O fim da obrigatoriedade do imposto sindical, previsto na reforma, é outra questão com impactos já visíveis, e muito mais por vir, na visão dos sindicatos. “O fim da contribuição sindical passa a ser um pano de fundo para mascarar a reforma trabalhista”, opina Osvaldo.
“As entidades, que já sofriam, agora estão jogadas às moscas. A reforma quer promover o sucateamento dos sindicatos, para conquistar esse espaço e afastar o trabalhador do movimento sindical”, afirma Junior.
Vale do São Francisco
A reforma já causa impactos até mesmo no Vale do São Francisco, localizado nos Estados de Minas Gerais, Bahia, Pernambuco, Sergipe e Alagoas, e considerada uma região de diálogo entre classe patronal e trabalhadores.
Carlos Eduardo Chaves Silva, assessor jurídico da Confederação Nacional dos Trabalhadores Assalariados e Assalariadas Rurais (Contar), diz que, em uma situação inédita até então, a lista de reivindicações patronais era mais extensa que a dos trabalhadores na negociação deste ano.

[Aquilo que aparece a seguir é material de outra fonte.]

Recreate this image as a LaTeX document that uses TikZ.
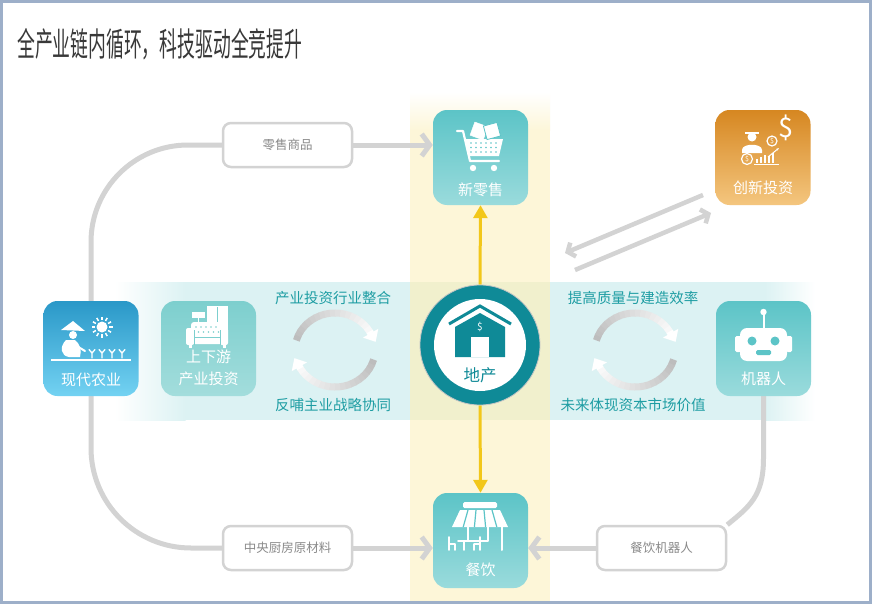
\documentclass[tikz,border=0pt]{standalone}
\usepackage{fontspec}
\usepackage{graphicx}
\setmainfont{Noto Sans CJK SC}
\usetikzlibrary{arrows.meta}
\definecolor{framec}{HTML}{9DAFC9}
\definecolor{ybg}{HTML}{FDF6D8}
\definecolor{cbg}{HTML}{DCF2F3}
\definecolor{ovl}{HTML}{F1F0CD}
\definecolor{connc}{HTML}{D3D3D3}
\definecolor{tealA}{HTML}{5CC4C7}
\definecolor{tealB}{HTML}{9ADBDC}
\definecolor{tealC}{HTML}{7DCFCE}
\definecolor{tealD}{HTML}{A3DDDC}
\definecolor{blueA}{HTML}{2A98C8}
\definecolor{blueB}{HTML}{73D2F2}
\definecolor{orA}{HTML}{D68721}
\definecolor{orB}{HTML}{F4C67F}
\definecolor{ring}{HTML}{0F8A97}
\definecolor{yel}{HTML}{F2C71A}
\definecolor{tealtxt}{HTML}{1E9DA3}
\definecolor{graytxt}{HTML}{8A8A8A}
\definecolor{titlec}{HTML}{383838}
\definecolor{arcg}{HTML}{BDBDBD}
\pgfdeclarelayer{bg}
\pgfdeclarelayer{lines}
\pgfsetlayers{bg,lines,main}
\newcommand\cycarc[4]{%
  \foreach \i in {0,...,17}{%
    \pgfmathsetmacro\cyA{#3+(#4-#3)*\i/18}%
    \pgfmathsetmacro\cyB{#3+(#4-#3)*(\i+1)/18+1}%
    \pgfmathtruncatemacro\cyP{100-\i*90/17}%
    \draw[line width=7pt, arcg!\cyP!white] (#1,#2) ++(\cyA:40 and 37) arc[start angle=\cyA, end angle=\cyB, x radius=40, y radius=37];
  }%
  \pgfmathsetmacro\cyPX{#1+40*cos(#4)}%
  \pgfmathsetmacro\cyPY{#2+37*sin(#4)}%
  \pgfmathsetmacro\cyQX{\cyPX-12*sin(#4)}%
  \pgfmathsetmacro\cyQY{\cyPY+12*cos(#4)}%
  \draw[white, line width=7pt, -{Triangle[length=10pt,width=17pt]}] (\cyPX,\cyPY) -- (\cyQX,\cyQY);
}
\tikzset{
  tile/.style={rounded corners=14pt, minimum width=95pt, minimum height=95pt, inner sep=0pt, shading angle=45},
  tealtile/.style={tile, top color=tealA, bottom color=tealB},
  lab/.style={draw=connc, line width=2.5pt, fill=white, rounded corners=8pt, minimum width=129pt, minimum height=44pt, text=graytxt, font=\fontsize{12.5}{13}\selectfont},
  conn/.style={draw=connc, line width=5pt},
  carrow/.style={conn, -{Straight Barb[length=8pt,width=22pt]}},
  diag/.style={draw=connc, line width=4.5pt, -{Straight Barb[length=6pt,width=15pt]}},
  tiletxt/.style={text=white, font=\fontsize{15}{18}\selectfont, inner sep=0pt},
  cyctxt/.style={text=tealtxt, font=\fontsize{14.5}{16}\selectfont, inner sep=0pt},
  yarrow/.style={draw=yel, line width=3pt, -{Triangle[length=13pt,width=14pt]}},
  wl/.style={draw=white, line cap=round, line join=round},
}
\begin{document}
\begin{tikzpicture}[x=1pt,y=-1pt]
\useasboundingbox (0,0) rectangle (873,605);
\begin{pgfonlayer}{bg}
  \fill[white] (0,0) rectangle (873,605);
  \fill[cbg] (185,282) rectangle (765,420);
  \shade[left color=white, right color=cbg] (115,282) rectangle (185.5,420);
  \shade[left color=cbg, right color=white] (764.5,282) rectangle (815,420);
  \shade[top color=white, bottom color=ybg] (410,92) rectangle (550,130.5);
  \fill[ybg] (410,130) rectangle (550,601);
  \fill[ovl] (410,282) rectangle (550,420);
\end{pgfonlayer}

% title
\node[anchor=west, text=titlec, font=\fontsize{33}{33}\selectfont, inner sep=0pt] (title) at (17,44) {\scalebox{0.54}[1]{全产业链内循环，科技驱动全竞提升}};

% tiles
\node[tealtile] (retail) at (480.5,157.5) {};
\node[tile, top color=orA, bottom color=orB] (invest) at (763,157.5) {};
\node[tile, top color=blueA, bottom color=blueB] (farm) at (91,348.5) {};
\node[tile, top color=tealC, bottom color=tealD] (chain) at (208.5,348.5) {};
\node[tealtile] (robot) at (763.5,348.5) {};
\node[tealtile] (food) at (480.5,540.5) {};
\node[circle, minimum size=120pt, fill=ring, draw=gray!45, line width=0.8pt, inner sep=0pt] (estate) at (480,345) {};
\fill[white] (estate.center) circle (46);

% label boxes
\node[lab] (goods) at (287.5,145) {零售商品};
\node[lab] (kitchen) at (287.5,548) {中央厨房原材料};
\node[lab] (rfood) at (661.5,548) {餐饮机器人};

% connectors
\begin{pgfonlayer}{lines}
  \draw[conn, rounded corners=97pt] (farm.north) |- (goods.west);
  \draw[conn, rounded corners=100pt] (farm.south) |- (kitchen.west);
  \draw[conn] (robot.south) -- ++(0,62) .. controls +(0,38) and +(22,-18) .. (rfood.north east);
  \draw[carrow] (goods.east) -- (goods.east -| retail.west);
  \draw[carrow] (kitchen.east) -- (kitchen.east -| food.west);
  \draw[carrow] (rfood.west) -- (rfood.west -| food.east);
  \draw[yarrow] (estate.north) -- (retail.south);
  \draw[yarrow] (estate.south) -- (food.north);
  \coordinate (d1s) at (703,195);
  \coordinate (d1e) at (565,253);
  \coordinate (d2s) at (575,270);
  \coordinate (d2e) at (711,213);
  \draw[diag] (d1s) -- (d1e);
  \draw[diag] (d2s) -- (d2e);
\end{pgfonlayer}

% tile texts
\node[tiletxt] (retailt) at (480.5,190) {新零售};
\node[tiletxt] (investt) at (763,188) {创新投资};
\node[tiletxt] (farmt) at (91,380) {现代农业};
\node[tiletxt] (chaint1) at (208.5,357) {上下游};
\node[tiletxt] (chaint2) at (208.5,379) {产业投资};
\node[tiletxt] (robott) at (763.5,379) {机器人};
\node[tiletxt] (foodt) at (480.5,570) {餐饮};
\node[text=ring, font=\fontsize{16.5}{18}\selectfont, inner sep=0pt] (estatet) at (480,375) {地产};

% cycle texts
\node[cyctxt] (c1) at (333,298) {产业投资行业整合};
\node[cyctxt] (c2) at (333,405) {反哺主业战略协同};
\node[cyctxt] (c3) at (633,298) {提高质量与建造效率};
\node[cyctxt] (c4) at (633,405) {未来体现资本市场价值};

% cycle arrows
\cycarc{335}{350}{195}{330}
\cycarc{335}{350}{15}{150}
\cycarc{635}{350}{195}{330}
\cycarc{635}{350}{15}{150}

% cart icon
\draw[wl, line width=2.2pt] (457,131) -- (463,131) -- (470,161) -- (499,161);
\fill[white] (465,139) -- (503,139) -- (499,156) -- (469,156) -- cycle;
\foreach \x in {471,476,...,496} \foreach \y in {143,147.5,152} \fill[tealA] (\x,\y) circle (0.9);
\fill[white] (473,168) circle (3.2);
\fill[white] (494,168) circle (3.2);
\draw[white, fill=white, rotate around={-20:(479,131)}] (472,124) rectangle (486,138);
\draw[tealA, line width=0.8pt, fill=white, rotate around={15:(492,131)}] (485,124) rectangle (499,138);

% investment icon
\fill[white] (752,137) circle (4.5);
\fill[white] (745,132) rectangle (759,133.5);
\fill[white] (742,153) -- (742,150) .. controls (742,143) and (762,143) .. (762,150) -- (762,153) -- cycle;
\draw[white, line width=1.2pt] (772,141) circle (5);
\node[text=white, font=\fontsize{7}{7}\selectfont, inner sep=0pt] (coin1) at (772,141) {\$};
\draw[white, line width=1.2pt] (747,159) circle (5.5);
\node[text=white, font=\fontsize{7}{7}\selectfont, inner sep=0pt] (coin2) at (747,159) {\$};
\node[text=white, font=\fontsize{27}{27}\selectfont, inner sep=0pt] (dollar) at (786,128) {\$};
\foreach \x/\h in {756/4,760/6,764/8,768/7,772/10} \fill[white] (\x,163) rectangle (\x+2.2,163-\h);
\draw[white, line width=1pt] (754,164) -- (779,164);
\draw[white, line width=1pt, -{Stealth[length=3pt]}] (768,157) -- (779,148);

% farmer icon
\fill[white] (61,330) -- (73,321) -- (85,331) -- cycle;
\fill[white] (73,335) circle (4);
\fill[white] (66,340) .. controls (59,347) and (61,356) .. (69,357) -- (80,357) .. controls (82,350) and (80,344) .. (75,340) -- cycle;
\draw[wl, line width=2pt] (75,345) -- (85,351);
\draw[white, line width=2pt] (51,359.5) -- (131,359.5);
\foreach \x in {92,102,112,122} {
  \draw[wl, line width=1.3pt] (\x,358) -- (\x,353) -- (\x-3,349.5);
  \draw[wl, line width=1.3pt] (\x,353) -- (\x+3,349.5);
}
\fill[white] (102,327) circle (5.5);
\foreach \a in {0,30,...,330} \draw[white, line width=1.5pt] (102,327) ++(\a:7) -- ++(\a:3.5);

% sofa icon
\fill[white] (192,312) rectangle (205,318);
\draw[white, line width=1.2pt] (198.5,318) -- (198.5,326);
\fill[white] (207,306) rectangle (228,342);
\draw[tealC, line width=1.2pt] (217.5,307) -- (217.5,341);
\fill[white, rounded corners=3pt] (191,322) rectangle (223,344);
\foreach \x in {196,201,...,216} {\fill[tealC] (\x,327) circle (0.8); \fill[tealC] (\x+2.5,332) circle (0.8);}
\draw[tealC, line width=1pt] (194,337) -- (220,337);
\fill[white, rounded corners=2pt] (186,328) rectangle (194,345);
\fill[white, rounded corners=2pt] (220,328) rectangle (228,345);
\draw[tealC, line width=0.8pt] (194,330) -- (194,345) (220,330) -- (220,345);
\fill[white] (189,345) rectangle (191.5,348);
\fill[white] (223,345) rectangle (225.5,348);

% robot icon
\draw[white, line width=2pt] (763.5,313) -- (763.5,330);
\fill[white] (763.5,312) circle (3.2);
\fill[white, rounded corners=1.5pt] (735,336) rectangle (741,352);
\fill[white, rounded corners=1.5pt] (786,336) rectangle (792,352);
\fill[white, rounded corners=7pt] (740,328) rectangle (787,361);
\fill[tealA] (752,341) circle (4.5);
\fill[tealA] (775,341) circle (4.5);
\fill[tealA, rounded corners=1.5pt] (756,350) rectangle (771,355);

% store icon
\fill[white, rounded corners=1.5pt] (463,502) rectangle (497,508);
\fill[white] (460,510) -- (500,510) -- (508,527) -- (452,527) -- cycle;
\foreach \i in {1,...,4} \draw[tealA, line width=1.2pt] (460+\i*8,510) -- (452+\i*11.2,527);
\draw[wl, line width=2pt] (468,527) -- (468,541) -- (488,541) -- (488,527);
\draw[wl, line width=2pt] (502,527) -- (502,550);
\draw[wl, line width=1.6pt] (449,537) -- (449,550) (449,544) -- (455,544) -- (455,550);
\draw[wl, line width=1.6pt] (458,541) -- (470,541) (464,541) -- (464,550);
\draw[wl, line width=1.6pt] (480,537) -- (480,550) (474,544) -- (480,544) (474,544) -- (474,550);

% estate house icon
\fill[ring] (455,357) -- (455,327) -- (480,313) -- (505,327) -- (505,357) -- cycle;
\draw[ring, line width=3pt] (449,324) -- (480,306) -- (511,324);
\fill[white] (471,337) rectangle (489,357);
\node[text=white, font=\fontsize{10}{10}\selectfont, inner sep=0pt] (hs) at (480,327) {\$};

% frame
\draw[framec, line width=3pt] (1.5,1.5) rectangle (870.5,602.5);
\end{tikzpicture}
\end{document}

“Nós chegamos a um impasse: era como se nós estivéssemos invertendo o jogo. As negociações passaram a ser pautadas mais para melhorar as condições da empresa do que as do trabalhador”.
Foram nove encontros, que se arrastaram em um mês de diálogos. “A gente conseguiu manter como está”, mas Chaves Silva não sabe por quanto tempo. “No próximo ano, eles vêm com mais força. E estamos falando de uma região que tem organização local de trabalho, delegado sindical com estabilidade, parte social muito importante, uma excelente relação com a bancada patronal”.
Outros lados
As empresas Raízen, Bunge e Louis Dreyfus enviaram notas informando que cumprem em respeitam a legislação trabalhista vigente (confira a íntegra das respostas).
A Repórter Brasil contatou a empresa Abengoa via e-mail, porém não houve respostas até o fechamento desta reportagem.
A empresa Colombo/Açúcar Caravelas informou que não iria “participar” da reportagem, apesar de avisada sobre o teor da matéria e de que seria citada.